The value that relates most closely to actual driving conditions is the average of these two values: Road Octane Number = (RON + MON)/2. This Road Octane value is the one referred to in Shell stations: Shell Bronze gasoline has an octane rating of 87, Shell Silver is 89 and Shell Optimax Gold is 91.

Occasionally, less scrupulous Canadian gasoline outlets will use the confusion of these different octane measurements to exaggerate their octane rating claims, by advertising their fuel's Research Octane Number - which will be higher than the Road Octane Number. It is also a common practice in many European countries to advertise the Research Octane Number on their pumps, so you may see unexpectedly high octane values when travelling abroad. In Canada, motorists should always be sure that the octane number a vendor advertises is its Road Octane value, not its RON.

Engines in vehicles built for sale in North America are designed to a specified octane requirement to make sure they don't knock or ping (engine knocking reduces the amount of power it can deliver to turn the wheels). Once that octane level has been met, in normal instances your car will not experience more power or better mileage if you use a higher octane fuel.


----------



## ValBoo (May 19, 2003)

Thanks for the links Alex;
that was good reading.


----------



## Lukasz (Oct 14, 2004)

AlexP said:


> Occasionally, less scrupulous Canadian gasoline outlets will use the confusion of these different octane measurements to exaggerate their octane rating claims, by advertising their fuel's Research Octane Number - which will be higher than the Road Octane Number. It is also a common practice in many European countries to advertise the Research Octane Number on their pumps, so you may see unexpectedly high octane values when travelling abroad. In Canada, motorists should always be sure that the octane number a vendor advertises is its Road Octane value, not its RON.
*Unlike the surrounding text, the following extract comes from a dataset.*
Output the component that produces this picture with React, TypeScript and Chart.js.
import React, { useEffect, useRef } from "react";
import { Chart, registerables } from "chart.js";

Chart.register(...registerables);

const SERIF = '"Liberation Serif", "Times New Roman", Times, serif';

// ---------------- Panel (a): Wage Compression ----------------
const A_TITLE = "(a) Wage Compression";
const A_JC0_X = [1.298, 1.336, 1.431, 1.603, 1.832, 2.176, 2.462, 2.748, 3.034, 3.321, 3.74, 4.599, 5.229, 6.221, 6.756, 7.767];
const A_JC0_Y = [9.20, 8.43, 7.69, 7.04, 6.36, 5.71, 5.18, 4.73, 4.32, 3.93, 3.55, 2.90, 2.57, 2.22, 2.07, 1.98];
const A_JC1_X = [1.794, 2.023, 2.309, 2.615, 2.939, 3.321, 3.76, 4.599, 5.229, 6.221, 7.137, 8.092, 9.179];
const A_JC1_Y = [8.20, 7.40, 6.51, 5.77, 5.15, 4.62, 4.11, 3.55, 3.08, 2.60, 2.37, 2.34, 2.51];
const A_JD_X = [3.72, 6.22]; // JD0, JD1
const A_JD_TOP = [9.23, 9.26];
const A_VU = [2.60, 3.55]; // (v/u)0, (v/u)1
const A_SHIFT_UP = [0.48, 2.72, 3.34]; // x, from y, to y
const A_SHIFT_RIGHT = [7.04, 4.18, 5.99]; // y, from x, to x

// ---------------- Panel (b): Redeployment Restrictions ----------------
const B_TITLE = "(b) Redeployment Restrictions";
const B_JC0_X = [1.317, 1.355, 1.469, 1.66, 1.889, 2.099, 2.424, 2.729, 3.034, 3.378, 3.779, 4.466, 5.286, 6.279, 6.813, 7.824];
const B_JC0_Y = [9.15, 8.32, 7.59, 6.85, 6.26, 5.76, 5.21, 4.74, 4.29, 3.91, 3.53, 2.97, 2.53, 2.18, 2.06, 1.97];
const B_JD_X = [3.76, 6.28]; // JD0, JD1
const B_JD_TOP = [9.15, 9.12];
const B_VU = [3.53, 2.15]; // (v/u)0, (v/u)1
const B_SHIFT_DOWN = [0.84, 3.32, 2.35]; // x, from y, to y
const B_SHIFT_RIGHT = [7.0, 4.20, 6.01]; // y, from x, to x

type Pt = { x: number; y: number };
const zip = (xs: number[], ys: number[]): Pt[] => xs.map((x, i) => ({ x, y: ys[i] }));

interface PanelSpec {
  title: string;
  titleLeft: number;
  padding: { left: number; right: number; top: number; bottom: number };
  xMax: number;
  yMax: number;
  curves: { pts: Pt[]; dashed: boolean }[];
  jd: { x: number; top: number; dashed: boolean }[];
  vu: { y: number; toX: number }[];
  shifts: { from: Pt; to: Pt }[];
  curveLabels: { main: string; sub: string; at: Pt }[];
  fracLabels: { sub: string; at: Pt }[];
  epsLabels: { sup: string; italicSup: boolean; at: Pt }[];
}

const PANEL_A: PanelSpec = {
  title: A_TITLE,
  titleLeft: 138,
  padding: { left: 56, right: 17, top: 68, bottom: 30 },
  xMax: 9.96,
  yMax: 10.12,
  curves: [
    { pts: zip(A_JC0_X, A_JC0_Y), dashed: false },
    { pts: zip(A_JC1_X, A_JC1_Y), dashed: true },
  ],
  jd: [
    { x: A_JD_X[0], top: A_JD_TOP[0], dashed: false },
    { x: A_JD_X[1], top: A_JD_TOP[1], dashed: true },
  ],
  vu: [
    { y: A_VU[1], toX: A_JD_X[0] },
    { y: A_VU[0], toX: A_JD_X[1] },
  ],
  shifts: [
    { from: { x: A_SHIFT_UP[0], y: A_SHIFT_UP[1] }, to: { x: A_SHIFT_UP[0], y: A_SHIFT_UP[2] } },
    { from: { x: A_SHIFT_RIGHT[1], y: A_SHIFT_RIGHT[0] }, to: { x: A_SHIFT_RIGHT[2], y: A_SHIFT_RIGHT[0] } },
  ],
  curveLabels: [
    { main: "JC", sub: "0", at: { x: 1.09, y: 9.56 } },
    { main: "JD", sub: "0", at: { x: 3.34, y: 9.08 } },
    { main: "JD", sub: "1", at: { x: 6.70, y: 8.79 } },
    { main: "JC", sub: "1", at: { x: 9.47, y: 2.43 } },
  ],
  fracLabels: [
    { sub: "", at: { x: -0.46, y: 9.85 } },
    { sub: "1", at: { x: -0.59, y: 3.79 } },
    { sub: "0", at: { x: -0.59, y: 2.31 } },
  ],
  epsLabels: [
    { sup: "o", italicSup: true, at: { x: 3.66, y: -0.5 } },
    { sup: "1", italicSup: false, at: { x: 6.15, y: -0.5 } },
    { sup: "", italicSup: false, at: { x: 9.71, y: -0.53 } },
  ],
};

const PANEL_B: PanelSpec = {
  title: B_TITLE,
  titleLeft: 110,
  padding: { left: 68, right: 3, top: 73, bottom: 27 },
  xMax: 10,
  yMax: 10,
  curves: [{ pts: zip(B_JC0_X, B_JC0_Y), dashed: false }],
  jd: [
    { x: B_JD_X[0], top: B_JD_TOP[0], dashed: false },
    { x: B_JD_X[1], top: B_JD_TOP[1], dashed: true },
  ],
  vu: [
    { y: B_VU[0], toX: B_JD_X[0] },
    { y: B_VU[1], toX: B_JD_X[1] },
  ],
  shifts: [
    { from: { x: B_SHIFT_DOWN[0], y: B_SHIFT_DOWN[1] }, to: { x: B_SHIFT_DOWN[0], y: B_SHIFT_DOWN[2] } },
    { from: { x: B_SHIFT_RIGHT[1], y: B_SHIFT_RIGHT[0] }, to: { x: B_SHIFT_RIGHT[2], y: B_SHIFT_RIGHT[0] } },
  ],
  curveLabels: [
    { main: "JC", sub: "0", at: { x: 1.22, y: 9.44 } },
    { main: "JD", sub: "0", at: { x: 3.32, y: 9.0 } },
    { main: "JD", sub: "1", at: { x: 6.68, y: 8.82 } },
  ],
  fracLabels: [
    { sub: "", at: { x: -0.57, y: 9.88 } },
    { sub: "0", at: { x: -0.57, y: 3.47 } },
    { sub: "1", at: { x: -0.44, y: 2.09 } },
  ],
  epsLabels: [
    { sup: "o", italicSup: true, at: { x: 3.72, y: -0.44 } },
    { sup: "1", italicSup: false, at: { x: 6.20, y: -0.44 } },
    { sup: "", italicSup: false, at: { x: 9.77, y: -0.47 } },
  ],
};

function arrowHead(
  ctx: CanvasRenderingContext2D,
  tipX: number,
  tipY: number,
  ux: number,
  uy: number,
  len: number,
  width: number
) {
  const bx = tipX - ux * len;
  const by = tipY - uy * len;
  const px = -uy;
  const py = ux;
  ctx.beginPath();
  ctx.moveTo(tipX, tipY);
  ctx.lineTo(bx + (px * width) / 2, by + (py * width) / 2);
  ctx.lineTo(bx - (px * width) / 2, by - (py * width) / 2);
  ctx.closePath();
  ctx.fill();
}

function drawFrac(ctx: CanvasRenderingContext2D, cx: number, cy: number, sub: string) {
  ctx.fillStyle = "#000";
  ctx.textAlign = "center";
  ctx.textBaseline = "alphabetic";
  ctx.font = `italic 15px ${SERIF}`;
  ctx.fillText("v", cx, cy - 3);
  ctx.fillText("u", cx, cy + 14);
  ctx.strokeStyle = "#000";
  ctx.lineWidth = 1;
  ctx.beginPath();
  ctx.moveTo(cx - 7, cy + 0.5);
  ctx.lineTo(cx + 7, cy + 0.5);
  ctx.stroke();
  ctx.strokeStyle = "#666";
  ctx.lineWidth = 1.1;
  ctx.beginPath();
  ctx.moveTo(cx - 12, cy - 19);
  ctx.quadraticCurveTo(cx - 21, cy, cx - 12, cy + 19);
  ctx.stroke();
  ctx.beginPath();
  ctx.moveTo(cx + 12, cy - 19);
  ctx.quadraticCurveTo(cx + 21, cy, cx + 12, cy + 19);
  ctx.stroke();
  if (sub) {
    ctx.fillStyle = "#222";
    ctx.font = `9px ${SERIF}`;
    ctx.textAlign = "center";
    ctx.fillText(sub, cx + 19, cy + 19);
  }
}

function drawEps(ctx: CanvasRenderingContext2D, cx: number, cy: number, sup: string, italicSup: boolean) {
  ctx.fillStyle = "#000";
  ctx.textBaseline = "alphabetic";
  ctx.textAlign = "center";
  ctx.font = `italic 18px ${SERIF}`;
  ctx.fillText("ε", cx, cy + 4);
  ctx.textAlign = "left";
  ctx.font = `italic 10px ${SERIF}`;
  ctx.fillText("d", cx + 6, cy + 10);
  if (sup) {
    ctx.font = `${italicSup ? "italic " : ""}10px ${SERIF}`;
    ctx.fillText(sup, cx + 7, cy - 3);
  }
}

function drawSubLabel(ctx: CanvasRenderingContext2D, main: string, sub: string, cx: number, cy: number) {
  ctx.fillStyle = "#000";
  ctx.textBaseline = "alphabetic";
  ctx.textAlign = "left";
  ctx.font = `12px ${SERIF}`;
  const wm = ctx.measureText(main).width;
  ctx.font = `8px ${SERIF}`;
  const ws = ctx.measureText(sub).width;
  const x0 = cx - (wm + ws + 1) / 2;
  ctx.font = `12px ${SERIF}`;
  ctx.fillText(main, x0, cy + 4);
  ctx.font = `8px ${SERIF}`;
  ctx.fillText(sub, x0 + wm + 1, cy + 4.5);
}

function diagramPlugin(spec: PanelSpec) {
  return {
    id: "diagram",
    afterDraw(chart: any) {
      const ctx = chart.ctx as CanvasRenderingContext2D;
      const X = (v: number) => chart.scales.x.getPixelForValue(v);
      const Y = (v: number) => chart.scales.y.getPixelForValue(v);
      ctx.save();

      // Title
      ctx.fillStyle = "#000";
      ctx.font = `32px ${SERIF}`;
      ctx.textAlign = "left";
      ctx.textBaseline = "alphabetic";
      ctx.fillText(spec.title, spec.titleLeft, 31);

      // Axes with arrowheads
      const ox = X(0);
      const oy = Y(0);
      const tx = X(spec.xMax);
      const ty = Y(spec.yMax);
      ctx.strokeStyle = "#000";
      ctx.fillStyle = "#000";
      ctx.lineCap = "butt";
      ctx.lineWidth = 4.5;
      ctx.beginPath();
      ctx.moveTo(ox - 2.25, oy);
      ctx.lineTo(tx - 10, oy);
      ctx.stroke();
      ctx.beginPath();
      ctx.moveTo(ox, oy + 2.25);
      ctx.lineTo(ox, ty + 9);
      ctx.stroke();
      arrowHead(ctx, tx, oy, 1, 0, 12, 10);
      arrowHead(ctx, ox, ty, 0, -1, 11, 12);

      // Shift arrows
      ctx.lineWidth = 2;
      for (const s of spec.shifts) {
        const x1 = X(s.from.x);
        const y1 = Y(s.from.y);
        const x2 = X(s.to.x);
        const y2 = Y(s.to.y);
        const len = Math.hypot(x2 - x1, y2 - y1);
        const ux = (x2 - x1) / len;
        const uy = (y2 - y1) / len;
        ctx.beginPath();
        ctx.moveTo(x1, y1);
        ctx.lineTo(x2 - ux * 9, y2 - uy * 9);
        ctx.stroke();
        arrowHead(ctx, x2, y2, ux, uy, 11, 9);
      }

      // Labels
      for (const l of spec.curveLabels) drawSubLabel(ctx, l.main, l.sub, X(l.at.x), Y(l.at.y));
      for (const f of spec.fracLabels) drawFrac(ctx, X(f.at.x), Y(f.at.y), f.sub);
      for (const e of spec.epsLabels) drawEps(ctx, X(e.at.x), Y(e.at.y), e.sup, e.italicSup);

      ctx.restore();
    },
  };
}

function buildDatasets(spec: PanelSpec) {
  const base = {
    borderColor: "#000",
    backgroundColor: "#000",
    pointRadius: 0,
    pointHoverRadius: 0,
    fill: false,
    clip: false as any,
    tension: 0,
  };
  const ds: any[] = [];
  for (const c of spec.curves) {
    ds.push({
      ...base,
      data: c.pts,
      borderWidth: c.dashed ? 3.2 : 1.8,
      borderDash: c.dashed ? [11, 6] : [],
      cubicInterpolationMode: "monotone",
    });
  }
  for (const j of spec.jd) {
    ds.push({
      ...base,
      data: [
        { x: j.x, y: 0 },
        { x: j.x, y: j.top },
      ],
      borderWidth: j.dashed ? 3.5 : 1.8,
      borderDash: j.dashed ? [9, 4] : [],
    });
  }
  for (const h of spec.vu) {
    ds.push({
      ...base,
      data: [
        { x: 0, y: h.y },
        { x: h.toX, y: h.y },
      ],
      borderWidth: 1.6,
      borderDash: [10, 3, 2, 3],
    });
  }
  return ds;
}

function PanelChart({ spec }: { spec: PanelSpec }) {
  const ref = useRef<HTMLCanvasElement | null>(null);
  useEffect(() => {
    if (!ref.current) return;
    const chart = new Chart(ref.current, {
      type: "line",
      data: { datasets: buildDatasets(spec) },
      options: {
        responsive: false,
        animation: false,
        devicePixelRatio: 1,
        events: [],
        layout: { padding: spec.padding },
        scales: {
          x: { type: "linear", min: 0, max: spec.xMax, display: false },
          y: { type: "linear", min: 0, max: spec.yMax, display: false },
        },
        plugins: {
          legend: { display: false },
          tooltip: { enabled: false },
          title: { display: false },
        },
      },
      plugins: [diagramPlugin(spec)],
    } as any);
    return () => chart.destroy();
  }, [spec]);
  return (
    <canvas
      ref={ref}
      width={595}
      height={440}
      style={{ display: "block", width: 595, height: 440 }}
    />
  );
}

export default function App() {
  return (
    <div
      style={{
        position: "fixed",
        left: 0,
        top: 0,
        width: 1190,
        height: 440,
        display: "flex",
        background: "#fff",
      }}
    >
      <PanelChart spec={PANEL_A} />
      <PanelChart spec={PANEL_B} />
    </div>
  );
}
So is the Road Octane Value the same as the AKI index? I was trying to find that out, and actually this is what led me to confusion, as the manual states two different rating types. As quoted directly from the manual: "Use unleaded regular gasoline with an octane rating of at least 87 AKI (Anti-Knock Index) number (Research octane number 91)"

So as I'm understanding from what you said that AKI is the actual number on the pumps, and the octane rating we normally go by?

Lukasz


----------



## AlexP (Feb 24, 2005)

Lukasz said:


> So is the Road Octane Value the same as the AKI index? I was trying to find that out, and actually this is what led me to confusion, as the manual states two different rating types. As quoted directly from the manual: "Use unleaded regular gasoline with an octane rating of at least 87 AKI (Anti-Knock Index) number (Research octane number 91)"
> 
> So as I'm understanding from what you said that AKI is the actual number on the pumps, and the octane rating we normally go by?
> 
> Lukasz


The terminology is confusing. Here's another quote from a bike site...

The pump octane is also referred to as the Anti-Knock Index (AKI). AKI is determined based on an average of the Research Octane Number (RON) and the Motor Octane Number (MON). The formula is RON+MON/2 normally abbreviated as R+M/2 on the pump. 
The MON is a measure of the gasoline's ability to resist knock under sever operating conditions. MON affects high speed, part throttle and performance (under load such as in passing). The RON on the other hand, is a measure of gasoline's ability to resist knock under less sever conditions. RON affects low to medium speed knock and engine run-on (dieseling). For a given AKI, RON is typically 8-10 points higher than the MON. As an example, 87 AKI (pump octane) fuel would have a MON of 82 and a RON of 92.


----------